> Information supplied
◆ ◆ ◆ ◆ ◆ ◆ ◆
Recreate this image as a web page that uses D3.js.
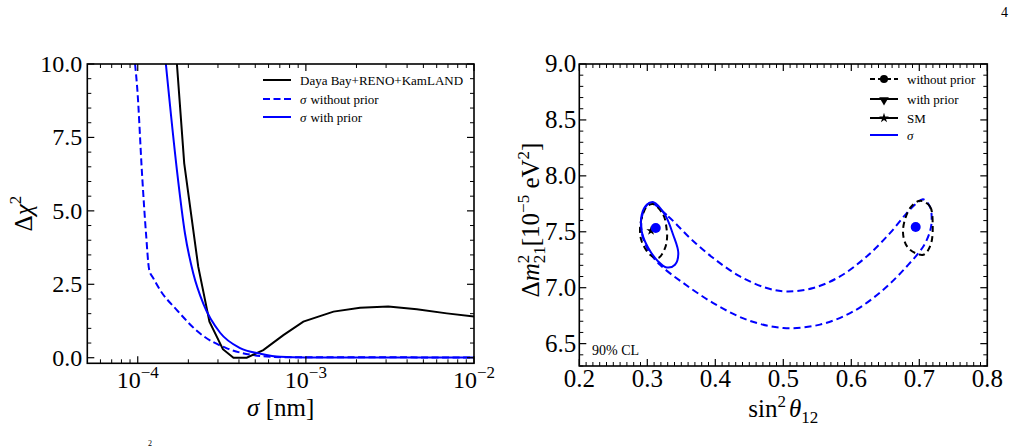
<!DOCTYPE html>
<html>
<head>
<meta charset="utf-8">
<script src="https://cdn.jsdelivr.net/npm/d3@7"></script>
<style>
html, body { margin: 0; padding: 0; background: #fff; }
svg { display: block; }
svg text { font-family: "Liberation Serif", "Times New Roman", Times, "DejaVu Serif", serif; }
</style>
</head>
<body>
<div id="chart"></div>
<script>
// ---- left panel: delta chi^2 vs sigma ----
const sigmaDYB = [1.71e-4, 1.89e-4, 2.29e-4, 2.67e-4, 3.21e-4, 3.71e-4, 4.45e-4, 5.58e-4, 7.35e-4, 9.66e-4, 1.46e-3, 2.10e-3, 3.09e-3, 4.57e-3, 6.89e-3, 1.0e-2];
const chiDYB   = [10.0, 6.62, 3.10, 1.23, 0.29, 0.0, 0.0, 0.26, 0.77, 1.23, 1.57, 1.70, 1.74, 1.65, 1.51, 1.40];

const sigmaPrior = [1.47e-4, 1.71e-4, 1.91e-4, 2.14e-4, 2.45e-4, 3.09e-4, 4.06e-4, 5.35e-4, 7.03e-4, 1.0e-3, 1.0e-2];
const chiPrior   = [10.0, 6.39, 4.23, 2.87, 1.85, 0.85, 0.33, 0.14, 0.03, 0.01, 0.01];

const sigmaNoPrior = [9.64e-5, 9.95e-5, 1.06e-4, 1.12e-4, 1.17e-4, 1.24e-4, 1.36e-4, 1.71e-4, 2.34e-4, 3.39e-4, 4.88e-4, 7.08e-4, 1.0e-2];
const chiNoPrior   = [10.0, 9.11, 6.28, 4.23, 2.99, 2.70, 2.30, 1.62, 0.83, 0.32, 0.09, 0.02, 0.01];

const chiTicks = [0, 2.5, 5, 7.5, 10];
const sigmaMajor = [1e-4, 1e-3, 1e-2];
const sigmaExp = ["\u22124", "\u22123", "\u22122"];

// ---- right panel: dm21^2 vs sin^2 theta12 (90% CL contours) ----
const sigmaEllipse = [[0.309,7.765],[0.326,7.652],[0.338,7.473],[0.3456,7.31],[0.3407,7.205],[0.3285,7.181],[0.316,7.235],[0.3015,7.355],[0.2918,7.503],[0.2918,7.652],[0.2991,7.741]];
const noPriorLeft = [[0.309,7.747],[0.3235,7.652],[0.3285,7.52],[0.329,7.44],[0.326,7.354],[0.3162,7.265],[0.304,7.295],[0.2918,7.413],[0.2893,7.533],[0.2941,7.667],[0.3,7.73]];
const noPriorRight = [[0.701,7.777],[0.7157,7.726],[0.7197,7.563],[0.7167,7.384],[0.706,7.295],[0.6838,7.354],[0.676,7.503],[0.6863,7.711]];
const sigmaBand = [[0.304,7.759],[0.3309,7.637],[0.3628,7.444],[0.397,7.265],[0.4363,7.101],[0.4756,6.997],[0.505,6.967],[0.5441,6.997],[0.5834,7.101],[0.6226,7.279],[0.6569,7.488],[0.6815,7.667],[0.6962,7.756],[0.7054,7.79],[0.7157,7.723],[0.7182,7.607],[0.7157,7.503],[0.7059,7.369],[0.6815,7.19],[0.6471,6.982],[0.6029,6.788],[0.554,6.67],[0.50,6.64],[0.4462,6.714],[0.397,6.863],[0.3529,7.042],[0.3187,7.205],[0.301,7.339],[0.2918,7.5],[0.2937,7.67]];
const bestFit = [[0.3124,7.533],[0.6947,7.542]];
const smPoint = [0.3055,7.509];

const sinTicks = [0.2, 0.3, 0.4, 0.5, 0.6, 0.7, 0.8];
const dmTicks = [6.5, 7.0, 7.5, 8.0, 8.5, 9.0];

const W = 1019, H = 447;
const BLUE = "#0000ff";
const FONT = "'Liberation Serif', 'Times New Roman', Times, 'DejaVu Serif', serif";
const fmt = d3.format(".1f");

const svg = d3.select("#chart").append("svg")
    .attr("width", W).attr("height", H)
    .attr("viewBox", `0 0 ${W} ${H}`)
    .attr("font-family", FONT);

// 坐标框 + 朝内刻度
function drawFrame(g, box, xs, ys, xMaj, xMin, yMaj, yMin) {
    const T = 7, t = 4;
    const ln = (x1, y1, x2, y2, w) => g.append("line")
        .attr("x1", x1).attr("y1", y1).attr("x2", x2).attr("y2", y2)
        .attr("stroke", "#000").attr("stroke-width", w);
    xMaj.forEach(v => { const p = xs(v); ln(p, box.y1, p, box.y1 - T, 1.2); ln(p, box.y0, p, box.y0 + T, 1.2); });
    xMin.forEach(v => { const p = xs(v); ln(p, box.y1, p, box.y1 - t, 1); ln(p, box.y0, p, box.y0 + t, 1); });
    yMaj.forEach(v => { const p = ys(v); ln(box.x0, p, box.x0 + T, p, 1.2); ln(box.x1, p, box.x1 - T, p, 1.2); });
    yMin.forEach(v => { const p = ys(v); ln(box.x0, p, box.x0 + t, p, 1); ln(box.x1, p, box.x1 - t, p, 1); });
    g.append("rect")
        .attr("x", box.x0).attr("y", box.y0)
        .attr("width", box.x1 - box.x0).attr("height", box.y1 - box.y0)
        .attr("fill", "none").attr("stroke", "#000").attr("stroke-width", 1.6);
}

// ================= left panel =================
const L = { x0: 87.3, x1: 474, y0: 64, y1: 363.3 };
const xL = d3.scaleLog().domain([Math.pow(10, -4.3), 1e-2]).range([L.x0, L.x1]);
const yL = d3.scaleLinear().domain([-0.19, 10]).range([L.y1, L.y0]);

const gL = svg.append("g");
svg.append("clipPath").attr("id", "clipL").append("rect")
    .attr("x", L.x0).attr("y", L.y0).attr("width", L.x1 - L.x0).attr("height", L.y1 - L.y0);

const lineL = d3.line().x(d => xL(d[0])).y(d => yL(d[1]));
const zip = (a, b) => a.map((v, i) => [v, b[i]]);

const curvesL = gL.append("g").attr("clip-path", "url(#clipL)");
curvesL.append("path").datum(zip(sigmaNoPrior, chiNoPrior))
    .attr("d", lineL.curve(d3.curveMonotoneX)).attr("fill", "none")
    .attr("stroke", BLUE).attr("stroke-width", 2).attr("stroke-dasharray", "7,3.5");
curvesL.append("path").datum(zip(sigmaDYB, chiDYB))
    .attr("d", lineL.curve(d3.curveLinear)).attr("fill", "none")
    .attr("stroke", "#000").attr("stroke-width", 2);
curvesL.append("path").datum(zip(sigmaPrior, chiPrior))
    .attr("d", lineL.curve(d3.curveMonotoneX)).attr("fill", "none")
    .attr("stroke", BLUE).attr("stroke-width", 2);

const sigmaMinor = [];
[-5, -4, -3].forEach(e => { for (let k = 2; k <= 9; k++) { const v = k * Math.pow(10, e); if (v > xL.domain()[0] && v < 1e-2) sigmaMinor.push(v); } });
const chiMinor = d3.range(0, 10.01, 0.5).filter(v => !chiTicks.includes(v));
drawFrame(gL, L, xL, yL, sigmaMajor, sigmaMinor, chiTicks, chiMinor);

// tick labels
gL.selectAll(".ylab").data(chiTicks).enter().append("text")
    .attr("x", L.x0 - 5).attr("y", d => yL(d) + 8)
    .attr("text-anchor", "end").attr("font-size", 24).text(d => fmt(d));
sigmaMajor.forEach((v, i) => {
    const t = gL.append("text").attr("x", xL(v)).attr("y", 388)
        .attr("text-anchor", "middle").attr("font-size", 24);
    t.append("tspan").text("10");
    t.append("tspan").attr("dy", -10).attr("font-size", 17).text(sigmaExp[i]);
});

// axis titles
const xtL = gL.append("text").attr("x", (L.x0 + L.x1) / 2).attr("y", 416)
    .attr("text-anchor", "middle").attr("font-size", 25);
xtL.append("tspan").attr("font-style", "italic").text("\u03c3");
xtL.append("tspan").text(" [nm]");

const ytL = gL.append("text").attr("transform", `translate(32, ${(L.y0 + L.y1) / 2}) rotate(-90)`)
    .attr("text-anchor", "middle").attr("font-size", 25);
ytL.append("tspan").text("\u0394");
ytL.append("tspan").attr("font-style", "italic").text("\u03c7");
ytL.append("tspan").attr("dy", -11).attr("font-size", 17).text("2");

// legend
const legL = [
    { sig: false, color: "#000", dash: null, text: "Daya Bay+RENO+KamLAND" },
    { sig: true, color: BLUE, dash: "7,3.5", text: "without prior" },
    { sig: true, color: BLUE, dash: null, text: "with prior" }
];
const legLY = [80, 99, 117];
legL.forEach((d, i) => {
    const y = legLY[i];
    gL.append("line").attr("x1", 263).attr("x2", 291).attr("y1", y).attr("y2", y)
        .attr("stroke", d.color).attr("stroke-width", 2)
        .attr("stroke-dasharray", d.dash);
    const t = gL.append("text").attr("x", 300).attr("y", y + 4.5).attr("font-size", 13);
    if (d.sig) {
        t.append("tspan").attr("font-style", "italic").text("\u03c3");
        t.append("tspan").attr("dx", 4).text(d.text);
    } else {
        t.text(d.text);
    }
});

// ================= right panel =================
const R = { x0: 579.3, x1: 987.3, y0: 64, y1: 366 };
const xR = d3.scaleLinear().domain([0.2, 0.8]).range([R.x0, R.x1]);
const yR = d3.scaleLinear().domain([6.3, 9.0]).range([R.y1, R.y0]);

const gR = svg.append("g");
svg.append("clipPath").attr("id", "clipR").append("rect")
    .attr("x", R.x0).attr("y", R.y0).attr("width", R.x1 - R.x0).attr("height", R.y1 - R.y0);
const curvesR = gR.append("g").attr("clip-path", "url(#clipR)");
const closed = d3.line().x(d => xR(d[0])).y(d => yR(d[1])).curve(d3.curveCatmullRomClosed.alpha(0.5));

curvesR.append("path").datum(sigmaBand).attr("d", closed).attr("fill", "none")
    .attr("stroke", BLUE).attr("stroke-width", 2).attr("stroke-dasharray", "7,4");
[noPriorLeft, noPriorRight].forEach(c => {
    curvesR.append("path").datum(c).attr("d", closed).attr("fill", "none")
        .attr("stroke", "#000").attr("stroke-width", 2).attr("stroke-dasharray", "6,4");
});
curvesR.append("path").datum(sigmaEllipse).attr("d", closed).attr("fill", "none")
    .attr("stroke", BLUE).attr("stroke-width", 2);

curvesR.append("path")
    .attr("transform", `translate(${xR(smPoint[0])}, ${yR(smPoint[1])})`)
    .attr("d", d3.symbol(d3.symbolStar, 28)()).attr("fill", "#000");
curvesR.selectAll(".bf").data(bestFit).enter().append("circle")
    .attr("cx", d => xR(d[0])).attr("cy", d => yR(d[1])).attr("r", 5).attr("fill", BLUE);

const sinMinor = d3.range(20, 81, 1).map(v => v / 100).filter(v => Math.round(v * 100) % 10 !== 0);
const dmMinor = d3.range(63, 91, 1).map(v => v / 10).filter(v => Math.round(v * 10) % 5 !== 0);
drawFrame(gR, R, xR, yR, sinTicks, sinMinor, dmTicks, dmMinor);

gR.selectAll(".xlab").data(sinTicks).enter().append("text")
    .attr("x", d => xR(d)).attr("y", 387).attr("text-anchor", "middle")
    .attr("font-size", 25).text(d => fmt(d));
gR.selectAll(".ylab").data(dmTicks).enter().append("text")
    .attr("x", R.x0 - 3).attr("y", d => yR(d) + 8).attr("text-anchor", "end")
    .attr("font-size", 25).text(d => fmt(d));

const xtR = gR.append("text").attr("x", (R.x0 + R.x1) / 2).attr("y", 417)
    .attr("text-anchor", "middle").attr("font-size", 25);
xtR.append("tspan").text("sin");
xtR.append("tspan").attr("dy", -10).attr("font-size", 17).text("2");
xtR.append("tspan").attr("dy", 10).attr("dx", 3).attr("font-style", "italic").text("\u03b8");
xtR.append("tspan").attr("dy", 6).attr("font-size", 17).text("12");

const ytR = gR.append("text").attr("transform", `translate(539, 220) rotate(-90)`)
    .attr("text-anchor", "middle").attr("font-size", 25);
ytR.append("tspan").text("\u0394");
ytR.append("tspan").attr("font-style", "italic").text("m");
ytR.append("tspan").attr("dy", -10).attr("font-size", 17).text("2");
ytR.append("tspan").attr("dy", 16).attr("dx", -8.5).attr("font-size", 17).text("21");
ytR.append("tspan").attr("dy", -6).text("[10");
ytR.append("tspan").attr("dy", -10).attr("font-size", 17).text("\u22125");
ytR.append("tspan").attr("dy", 10).text(" eV");
ytR.append("tspan").attr("dy", -10).attr("font-size", 17).text("2");
ytR.append("tspan").attr("dy", 10).text("]");

gR.append("text").attr("x", 592).attr("y", 355).attr("font-size", 14).text("90% CL");

// legend
const legRY = [79, 99, 118, 135];
const legR = [
    { text: "without prior", dash: "5,3", color: "#000", marker: "circle" },
    { text: "with prior", dash: null, color: "#000", marker: "tri" },
    { text: "SM", dash: null, color: "#000", marker: "star" },
    { text: "\u03c3", dash: null, color: BLUE, marker: null, italic: true }
];
legR.forEach((d, i) => {
    const y = legRY[i];
    gR.append("line").attr("x1", 870).attr("x2", 898).attr("y1", y).attr("y2", y)
        .attr("stroke", d.color).attr("stroke-width", 2).attr("stroke-dasharray", d.dash);
    if (d.marker === "circle") {
        gR.append("circle").attr("cx", 884).attr("cy", y).attr("r", 4).attr("fill", "#000");
    } else if (d.marker === "tri") {
        gR.append("path").attr("transform", `translate(884, ${y + 1}) rotate(180)`)
            .attr("d", d3.symbol(d3.symbolTriangle, 40)()).attr("fill", "#000");
    } else if (d.marker === "star") {
        gR.append("path").attr("transform", `translate(884, ${y})`)
            .attr("d", d3.symbol(d3.symbolStar, 30)()).attr("fill", "#000");
    }
    gR.append("text").attr("x", 907).attr("y", y + 4.5).attr("font-size", 13)
        .attr("font-style", d.italic ? "italic" : null).text(d.text);
});

// page number and caption fragment
svg.append("text").attr("x", 1001).attr("y", 17).attr("font-size", 14).text("4");
svg.append("text").attr("x", 148).attr("y", 446).attr("font-size", 8).text("2");
</script>
</body>
</html>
◆ ◆ ◆ ◆ ◆ ◆ ◆
> Do this
Skip every picture and return the lines above from the top through the one that contains "1.65, 1.51, 1.40];".

> Task answer
Recreate this image as a web page that uses D3.js.
<!DOCTYPE html>
<html>
<head>
<meta charset="utf-8">
<script src="https://cdn.jsdelivr.net/npm/d3@7"></script>
<style>
html, body { margin: 0; padding: 0; background: #fff; }
svg { display: block; }
svg text { font-family: "Liberation Serif", "Times New Roman", Times, "DejaVu Serif", serif; }
</style>
</head>
<body>
<div id="chart"></div>
<script>
// ---- left panel: delta chi^2 vs sigma ----
const sigmaDYB = [1.71e-4, 1.89e-4, 2.29e-4, 2.67e-4, 3.21e-4, 3.71e-4, 4.45e-4, 5.58e-4, 7.35e-4, 9.66e-4, 1.46e-3, 2.10e-3, 3.09e-3, 4.57e-3, 6.89e-3, 1.0e-2];
const chiDYB   = [10.0, 6.62, 3.10, 1.23, 0.29, 0.0, 0.0, 0.26, 0.77, 1.23, 1.57, 1.70, 1.74, 1.65, 1.51, 1.40];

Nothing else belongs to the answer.